AIM: Extract the opening line of the entries and every line after it, stopping at and including the line that contains "const yTicks = [0.1, 0.15, 0.2, 0.25, 0.3, 0.35];". Do not include pictures.
==========
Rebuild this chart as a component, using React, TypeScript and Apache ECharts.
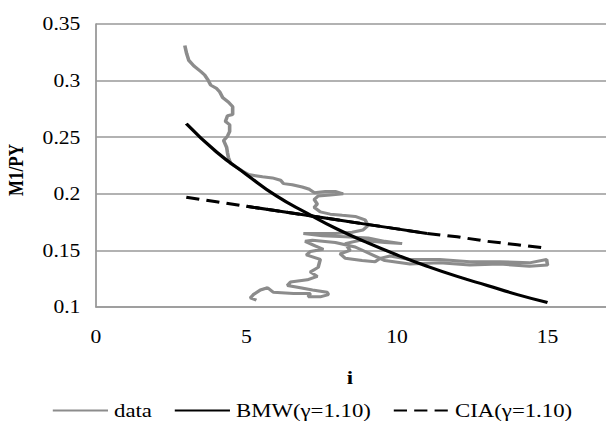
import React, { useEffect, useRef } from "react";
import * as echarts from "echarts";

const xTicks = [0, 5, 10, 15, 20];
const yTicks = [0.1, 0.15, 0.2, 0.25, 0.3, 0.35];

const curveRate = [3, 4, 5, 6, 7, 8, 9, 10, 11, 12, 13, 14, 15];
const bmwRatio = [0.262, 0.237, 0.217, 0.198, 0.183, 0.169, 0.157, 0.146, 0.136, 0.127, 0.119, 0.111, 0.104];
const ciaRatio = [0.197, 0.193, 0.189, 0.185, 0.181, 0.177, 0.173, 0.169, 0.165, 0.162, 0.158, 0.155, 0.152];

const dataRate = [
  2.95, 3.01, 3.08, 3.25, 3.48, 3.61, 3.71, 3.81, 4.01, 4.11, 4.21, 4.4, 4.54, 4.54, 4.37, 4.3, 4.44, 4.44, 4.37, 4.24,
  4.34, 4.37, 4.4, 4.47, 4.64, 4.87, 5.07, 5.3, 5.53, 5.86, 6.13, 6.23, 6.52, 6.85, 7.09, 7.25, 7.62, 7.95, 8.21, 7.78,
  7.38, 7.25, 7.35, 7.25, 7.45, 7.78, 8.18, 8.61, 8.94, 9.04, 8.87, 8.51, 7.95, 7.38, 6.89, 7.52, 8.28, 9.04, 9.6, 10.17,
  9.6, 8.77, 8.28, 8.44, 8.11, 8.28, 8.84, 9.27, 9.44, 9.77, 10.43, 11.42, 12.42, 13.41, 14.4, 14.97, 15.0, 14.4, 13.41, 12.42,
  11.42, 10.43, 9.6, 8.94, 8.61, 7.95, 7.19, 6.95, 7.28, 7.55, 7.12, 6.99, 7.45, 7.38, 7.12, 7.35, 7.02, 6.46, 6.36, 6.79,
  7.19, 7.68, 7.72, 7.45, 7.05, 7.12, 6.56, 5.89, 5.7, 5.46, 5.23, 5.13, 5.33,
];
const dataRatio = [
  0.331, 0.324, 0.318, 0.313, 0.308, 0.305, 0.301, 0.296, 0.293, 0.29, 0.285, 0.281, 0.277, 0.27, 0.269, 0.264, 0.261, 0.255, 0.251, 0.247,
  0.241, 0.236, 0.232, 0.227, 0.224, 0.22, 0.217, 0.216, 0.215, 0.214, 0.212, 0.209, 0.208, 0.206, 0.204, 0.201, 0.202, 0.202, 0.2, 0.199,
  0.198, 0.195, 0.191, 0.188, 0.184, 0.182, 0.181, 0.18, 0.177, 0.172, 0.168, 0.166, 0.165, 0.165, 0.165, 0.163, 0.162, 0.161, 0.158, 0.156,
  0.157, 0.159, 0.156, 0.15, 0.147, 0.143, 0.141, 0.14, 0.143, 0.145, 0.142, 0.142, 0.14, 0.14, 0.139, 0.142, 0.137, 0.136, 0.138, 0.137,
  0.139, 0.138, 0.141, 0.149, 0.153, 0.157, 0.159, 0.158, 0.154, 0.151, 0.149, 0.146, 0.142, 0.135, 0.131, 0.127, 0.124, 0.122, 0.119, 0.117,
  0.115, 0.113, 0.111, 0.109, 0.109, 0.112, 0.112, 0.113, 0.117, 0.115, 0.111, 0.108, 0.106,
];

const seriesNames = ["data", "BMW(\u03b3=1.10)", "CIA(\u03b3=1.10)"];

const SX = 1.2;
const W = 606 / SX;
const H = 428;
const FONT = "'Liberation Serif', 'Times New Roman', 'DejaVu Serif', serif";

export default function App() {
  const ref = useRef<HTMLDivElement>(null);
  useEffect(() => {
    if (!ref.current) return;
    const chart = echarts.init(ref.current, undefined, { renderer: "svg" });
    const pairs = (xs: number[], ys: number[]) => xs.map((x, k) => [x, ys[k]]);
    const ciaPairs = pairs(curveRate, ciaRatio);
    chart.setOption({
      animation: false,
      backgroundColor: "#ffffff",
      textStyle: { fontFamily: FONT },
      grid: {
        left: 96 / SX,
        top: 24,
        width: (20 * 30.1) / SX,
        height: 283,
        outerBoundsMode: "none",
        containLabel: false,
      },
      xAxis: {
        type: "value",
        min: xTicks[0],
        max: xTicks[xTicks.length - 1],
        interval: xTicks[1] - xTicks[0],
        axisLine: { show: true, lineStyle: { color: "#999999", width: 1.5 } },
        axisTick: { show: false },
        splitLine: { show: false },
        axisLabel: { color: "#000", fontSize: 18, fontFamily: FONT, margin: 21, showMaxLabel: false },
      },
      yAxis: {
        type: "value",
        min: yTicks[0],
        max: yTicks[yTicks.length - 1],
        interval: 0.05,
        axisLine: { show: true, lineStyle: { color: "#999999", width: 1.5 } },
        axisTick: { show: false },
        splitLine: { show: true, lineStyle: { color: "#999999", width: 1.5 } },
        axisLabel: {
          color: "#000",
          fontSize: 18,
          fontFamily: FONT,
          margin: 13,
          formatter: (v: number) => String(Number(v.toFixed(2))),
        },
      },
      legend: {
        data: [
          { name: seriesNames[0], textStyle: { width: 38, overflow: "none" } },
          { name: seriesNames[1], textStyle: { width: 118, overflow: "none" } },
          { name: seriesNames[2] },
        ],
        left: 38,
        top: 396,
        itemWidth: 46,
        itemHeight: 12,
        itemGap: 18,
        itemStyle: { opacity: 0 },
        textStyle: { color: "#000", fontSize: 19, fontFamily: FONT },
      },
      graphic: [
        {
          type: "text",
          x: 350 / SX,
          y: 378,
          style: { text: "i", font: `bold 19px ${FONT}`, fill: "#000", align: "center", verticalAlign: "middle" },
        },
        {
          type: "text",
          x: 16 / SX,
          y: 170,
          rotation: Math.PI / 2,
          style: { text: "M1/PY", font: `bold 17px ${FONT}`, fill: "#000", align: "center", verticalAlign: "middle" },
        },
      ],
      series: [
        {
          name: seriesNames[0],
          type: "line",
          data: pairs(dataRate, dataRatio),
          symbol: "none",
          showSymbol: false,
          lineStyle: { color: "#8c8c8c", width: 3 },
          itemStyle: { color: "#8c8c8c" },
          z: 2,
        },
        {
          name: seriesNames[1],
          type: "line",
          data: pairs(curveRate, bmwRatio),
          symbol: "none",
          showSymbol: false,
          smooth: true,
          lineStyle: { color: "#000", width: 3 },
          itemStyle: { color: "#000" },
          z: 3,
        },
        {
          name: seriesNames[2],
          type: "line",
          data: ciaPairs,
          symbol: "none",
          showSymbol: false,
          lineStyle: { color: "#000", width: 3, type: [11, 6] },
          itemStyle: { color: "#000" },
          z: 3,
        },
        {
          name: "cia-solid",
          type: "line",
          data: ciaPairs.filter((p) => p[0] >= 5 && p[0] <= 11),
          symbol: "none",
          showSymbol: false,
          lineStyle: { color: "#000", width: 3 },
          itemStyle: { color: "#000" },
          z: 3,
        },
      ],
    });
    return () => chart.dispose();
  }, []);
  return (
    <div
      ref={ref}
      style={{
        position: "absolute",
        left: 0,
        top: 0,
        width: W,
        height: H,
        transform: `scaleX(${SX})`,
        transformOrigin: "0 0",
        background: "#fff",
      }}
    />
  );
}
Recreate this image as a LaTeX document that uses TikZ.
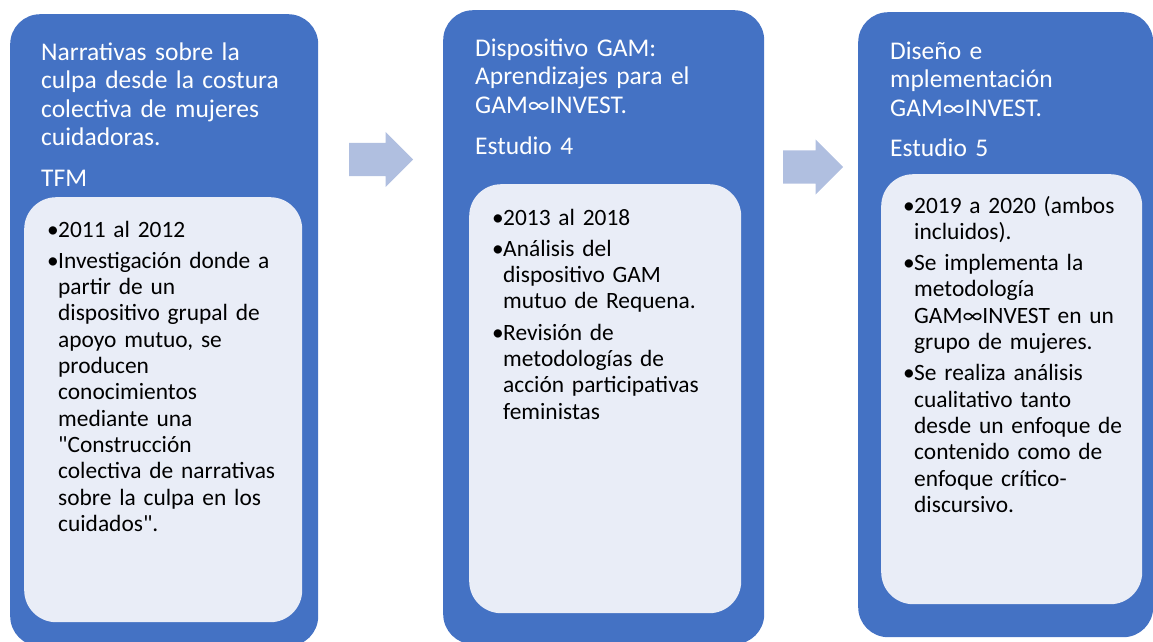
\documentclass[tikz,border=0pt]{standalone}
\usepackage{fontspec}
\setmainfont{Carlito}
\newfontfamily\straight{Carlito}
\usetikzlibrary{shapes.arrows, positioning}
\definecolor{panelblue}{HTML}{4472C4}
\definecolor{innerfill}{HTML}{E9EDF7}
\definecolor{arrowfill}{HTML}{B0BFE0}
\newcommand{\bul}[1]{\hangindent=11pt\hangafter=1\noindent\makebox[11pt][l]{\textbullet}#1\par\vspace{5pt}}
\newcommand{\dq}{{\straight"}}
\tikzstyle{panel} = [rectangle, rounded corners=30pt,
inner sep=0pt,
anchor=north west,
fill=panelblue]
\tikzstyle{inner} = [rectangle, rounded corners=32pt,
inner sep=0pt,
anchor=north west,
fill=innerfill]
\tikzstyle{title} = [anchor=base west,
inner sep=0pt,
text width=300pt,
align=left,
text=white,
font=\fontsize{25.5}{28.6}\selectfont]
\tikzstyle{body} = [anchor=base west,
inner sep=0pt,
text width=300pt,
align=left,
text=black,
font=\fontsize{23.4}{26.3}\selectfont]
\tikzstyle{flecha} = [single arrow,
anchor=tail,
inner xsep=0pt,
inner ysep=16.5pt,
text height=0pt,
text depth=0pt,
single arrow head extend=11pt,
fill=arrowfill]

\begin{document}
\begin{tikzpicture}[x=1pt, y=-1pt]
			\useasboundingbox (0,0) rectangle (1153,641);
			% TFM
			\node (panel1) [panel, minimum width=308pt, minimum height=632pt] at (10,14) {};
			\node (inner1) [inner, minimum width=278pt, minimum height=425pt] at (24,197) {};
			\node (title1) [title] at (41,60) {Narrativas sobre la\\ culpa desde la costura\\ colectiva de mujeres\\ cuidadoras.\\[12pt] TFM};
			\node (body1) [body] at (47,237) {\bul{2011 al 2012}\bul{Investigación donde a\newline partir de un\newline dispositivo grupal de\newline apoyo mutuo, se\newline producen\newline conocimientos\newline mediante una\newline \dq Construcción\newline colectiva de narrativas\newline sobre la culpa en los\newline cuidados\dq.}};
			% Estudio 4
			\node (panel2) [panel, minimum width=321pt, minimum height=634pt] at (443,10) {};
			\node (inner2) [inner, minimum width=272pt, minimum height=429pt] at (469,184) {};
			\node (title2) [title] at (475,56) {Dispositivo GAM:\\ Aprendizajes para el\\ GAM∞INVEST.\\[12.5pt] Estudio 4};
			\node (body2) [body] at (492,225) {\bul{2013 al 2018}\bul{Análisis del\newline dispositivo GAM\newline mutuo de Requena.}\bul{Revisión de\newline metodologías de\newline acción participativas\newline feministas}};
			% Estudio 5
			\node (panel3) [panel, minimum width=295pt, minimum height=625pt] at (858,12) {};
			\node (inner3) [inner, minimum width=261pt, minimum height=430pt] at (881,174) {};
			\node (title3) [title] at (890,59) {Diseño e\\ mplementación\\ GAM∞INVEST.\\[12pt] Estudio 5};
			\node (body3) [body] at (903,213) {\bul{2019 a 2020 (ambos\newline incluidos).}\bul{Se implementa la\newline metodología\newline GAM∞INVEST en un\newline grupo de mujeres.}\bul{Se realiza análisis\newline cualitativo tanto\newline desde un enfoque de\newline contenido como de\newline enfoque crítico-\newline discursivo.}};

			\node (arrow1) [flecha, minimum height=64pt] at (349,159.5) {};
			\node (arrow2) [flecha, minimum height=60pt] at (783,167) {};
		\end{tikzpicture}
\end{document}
==========
ANSWER BELOW:
Rebuild this chart as a component, using React, TypeScript and Apache ECharts.
import React, { useEffect, useRef } from "react";
import * as echarts from "echarts";

const xTicks = [0, 5, 10, 15, 20];
const yTicks = [0.1, 0.15, 0.2, 0.25, 0.3, 0.35];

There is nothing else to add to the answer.